FDA proposes more transparent de novo pathway for medical device
The US Food and drug Administration (FDA) has proposed revisions to the de novo pathway in order to make medical device classification more efficient and transparent.
The De Novo pathway is used to review new, low-to-moderate risk devices and determine predicates that assure certain safety and effectiveness measures.
The regulatory agency have published the new de novo Classification Proposed Rule involving procedures and criteria associated with the process. The rule is intended to enable ‘appropriate’ classification of new types of medical devices.
Specifically, the revision offers structure, clarity and transparency on the format and content of de novo requests, and the processes and requirements for acceptance, declining and withdrawal of the requests.

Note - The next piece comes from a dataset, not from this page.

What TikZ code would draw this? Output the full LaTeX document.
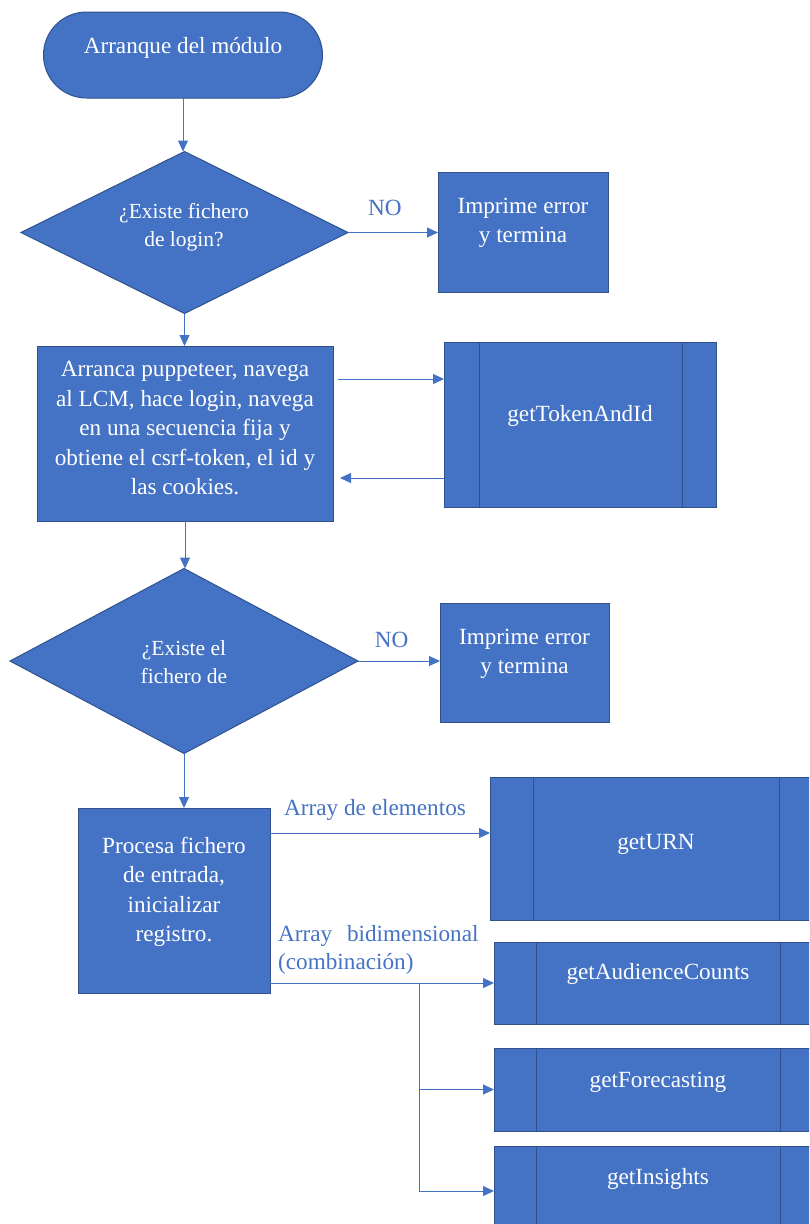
\documentclass[tikz,border=0pt]{standalone}
\usepackage{fontspec}
\setmainfont{Liberation Serif}
\usetikzlibrary{arrows.meta,shapes.geometric}
\definecolor{ofblue}{HTML}{4472C4}
\definecolor{ofborder}{HTML}{2F528F}
\begin{document}
\begin{tikzpicture}[x=1pt,y=-1pt,
  shapebox/.style={draw=ofborder, fill=ofblue, line width=1pt, inner sep=0pt, outer sep=0pt},
  subline/.style={draw=ofborder, line width=1pt},
  wtxt/.style={text=white, font=\fontsize{23.2}{29.5}\selectfont, align=center, inner sep=0pt},
  dtxt/.style={text=white, font=\fontsize{21.5}{28}\selectfont, align=center, inner sep=0pt},
  btxt/.style={text=ofblue, font=\fontsize{23.2}{28}\selectfont, inner sep=0pt},
  conn/.style={draw=ofblue, line width=1pt, -{Triangle[length=11pt,width=10pt]}},
]
\useasboundingbox (0,0) rectangle (809,1224);
\clip (0,0) rectangle (809,1224);

% start terminal
\node[shapebox, rounded corners=43pt, minimum width=279pt, minimum height=86pt] (term) at (183,55) {};
\node[wtxt] (termt) at (183,48) {Arranque del módulo};

% decision 1
\node[shapebox, diamond, minimum width=327pt, minimum height=162pt] (d1) at (184.5,232.5) {};
\node[dtxt] (d1t) at (184,227) {¿Existe fichero\\de login?};

% error 1
\node[shapebox, minimum width=170pt, minimum height=120pt] (err1) at (523,232) {};
\node[wtxt] (err1t) at (523,223) {Imprime error\\y termina};

% process 1
\node[shapebox, minimum width=296pt, minimum height=175pt] (proc) at (185,433.5) {};
\node[wtxt] (proct) at (185,428) {Arranca puppeteer, navega\\al LCM, hace login, navega\\en una secuencia fija y\\obtiene el csrf-token, el id y\\las cookies.};

% getTokenAndId
\node[shapebox, minimum width=272pt, minimum height=165pt] (tok) at (580,424.5) {};
\draw[subline] ([xshift=35pt]tok.north west) -- ([xshift=35pt]tok.south west);
\draw[subline] ([xshift=-34pt]tok.north east) -- ([xshift=-34pt]tok.south east);
\node[wtxt] (tokt) at (580,416) {getTokenAndId};

% decision 2
\node[shapebox, diamond, minimum width=348pt, minimum height=185pt] (d2) at (184,661) {};
\node[dtxt] (d2t) at (184,662) {¿Existe el\\fichero de};

% error 2
\node[shapebox, minimum width=169pt, minimum height=119pt] (err2) at (524.5,662.5) {};
\node[wtxt] (err2t) at (524.5,654) {Imprime error\\y termina};

% process 2
\node[shapebox, minimum width=192pt, minimum height=185pt] (pr2) at (174,900.5) {};
\node[wtxt] (pr2t) at (174,892) {Procesa fichero\\de entrada,\\inicializar\\registro.};

% getURN
\node[shapebox, minimum width=332pt, minimum height=143pt] (urn) at (656,848.5) {};
\draw[subline] ([xshift=43pt]urn.north west) -- ([xshift=43pt]urn.south west);
\draw[subline] ([xshift=-43pt]urn.north east) -- ([xshift=-43pt]urn.south east);
\node[wtxt] (urnt) at (656,844) {getURN};

% getAudienceCounts
\node[shapebox, minimum width=328pt, minimum height=82pt] (aud) at (658,983) {};
\draw[subline] ([xshift=42pt]aud.north west) -- ([xshift=42pt]aud.south west);
\draw[subline] ([xshift=-42pt]aud.north east) -- ([xshift=-42pt]aud.south east);
\node[wtxt] (audt) at (658,974) {getAudienceCounts};

% getForecasting
\node[shapebox, minimum width=328pt, minimum height=83pt] (fc) at (658,1089.5) {};
\draw[subline] ([xshift=42pt]fc.north west) -- ([xshift=42pt]fc.south west);
\draw[subline] ([xshift=-42pt]fc.north east) -- ([xshift=-42pt]fc.south east);
\node[wtxt] (fct) at (658,1082) {getForecasting};

% getInsights
\node[shapebox, minimum width=328pt, minimum height=90pt] (ins) at (658,1191) {};
\draw[subline] ([xshift=42pt]ins.north west) -- ([xshift=42pt]ins.south west);
\draw[subline] ([xshift=-42pt]ins.north east) -- ([xshift=-42pt]ins.south east);
\node[wtxt] (inst) at (658,1179) {getInsights};

% connectors
\draw[conn] (term.south) -- (term.south |- d1.north);
\draw[conn] (d1.east) -- (d1.east -| err1.west) node[btxt, pos=0.41, above=16pt] (no1) {NO};
\draw[conn] (d1.south) -- (d1.south |- proc.north);
\coordinate (a1) at (338,379);
\draw[conn] (a1) -- (a1 -| tok.west);
\coordinate (a2) at (340,478);
\draw[conn] (a2 -| tok.west) -- (a2);
\draw[conn] (proc.south) -- (proc.south |- d2.north);
\draw[conn] (d2.east) -- (d2.east -| err2.west) node[btxt, pos=0.41, above=13pt] (no2) {NO};
\draw[conn] (d2.south) -- (d2.south |- pr2.north);
\coordinate (b1) at ([yshift=-25pt]pr2.north east);
\draw[conn] (b1) -- (b1 -| urn.west);
\node[btxt, anchor=base west] (lab1) at (284,815) {Array de elementos};
\draw[conn] (pr2.east |- aud.west) -- (aud.west);
\node[btxt, align=left, anchor=west] (lab2) at (278,950) {Array\hspace{9pt} bidimensional\\(combinación)};
\coordinate (br) at (419,983);
\draw[conn] (br) |- (fc.west);
\draw[conn] (br) |- (ins.west);
\end{tikzpicture}
\end{document}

“The regulatory agency have published the new de novo Classification Proposed Rule involving procedures and criteria associated with the process.”
The move comes shortly after the FDA announced plans to modernise the medical device 510(k) clearance pathway.
FDA commissioner Scott Gottlieb said: “Our goal is to make the de novo pathway significantly more efficient and transparent by clarifying the requirements for submission and our processes for review. As a result, we expect to see more developers take advantage of the de novo pathway for novel devices.
“The proposed regulation we’re issuing today-as well as those steps that we announced last week-will help the FDA regulate new technologies in ways that enable us to protect patient safety while promoting innovations that can advance peoples’ health and function.”
The regulatory agency also formally recognised a public database called ClinGen Expert Curated Human Genetic Data, which comprises information on genes, genetic variants and their relationship to disease.
This is expected to enable the development of new, beneficial genetic tests. Developers will be able to use the information in the database to support the validity of their tests, rather than generating data on their own.